The beast saw him though, taking heavy, crunching steps on the loose stones. Gregory had no time left. He grabbed a lever, any lever, and jerked it sharply in the direction of the thing. The spear-like arm of the great machine lurched into full swing, almost tossing Gregory from the cab, as it crashed into a drum of diesel fuel, then into his intended target. The collision sent pungent fluid splashing over the beast, the twisting steel sparking flames that instantly enveloped it. It howled an otherworldly sound that echoed from every direction. The thing stumbled, clawed blindly at the flames, and flailed like mad until crashing through a wooden enclosure.
Gregory flashed back, still wheeling his father into the examination room.

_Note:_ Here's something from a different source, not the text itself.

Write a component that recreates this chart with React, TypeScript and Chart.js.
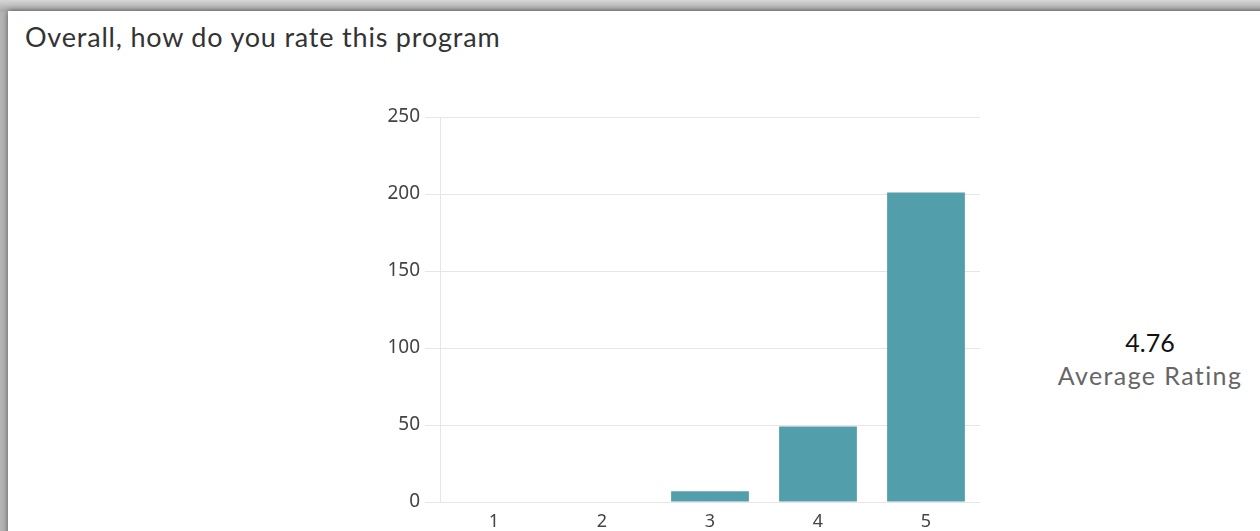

The bright spotlights hummed, drowning out the sound of the creature plummeting down the mine shaft that still echoed through his mind. He had begun unconsciously whistling to the tune of “Whistle While You Work.” Shaking his head, he smiled again, “Sorry, dad. Got lost in thought. Best not to dwell on it, though. Never know when it might come back. Don’t want to end up like all of you, after all.”
He dragged a long steel tray off the gurney and slid it onto a steel table. “Now let’s put you back together properly, eh?” Gregory said, as he carefully turned a withered, grinning skull upwards to meet his gaze. Having been interred for over thirty years, the remains of William Stonewall were relatively well preserved. Gregory kept them all well preserved.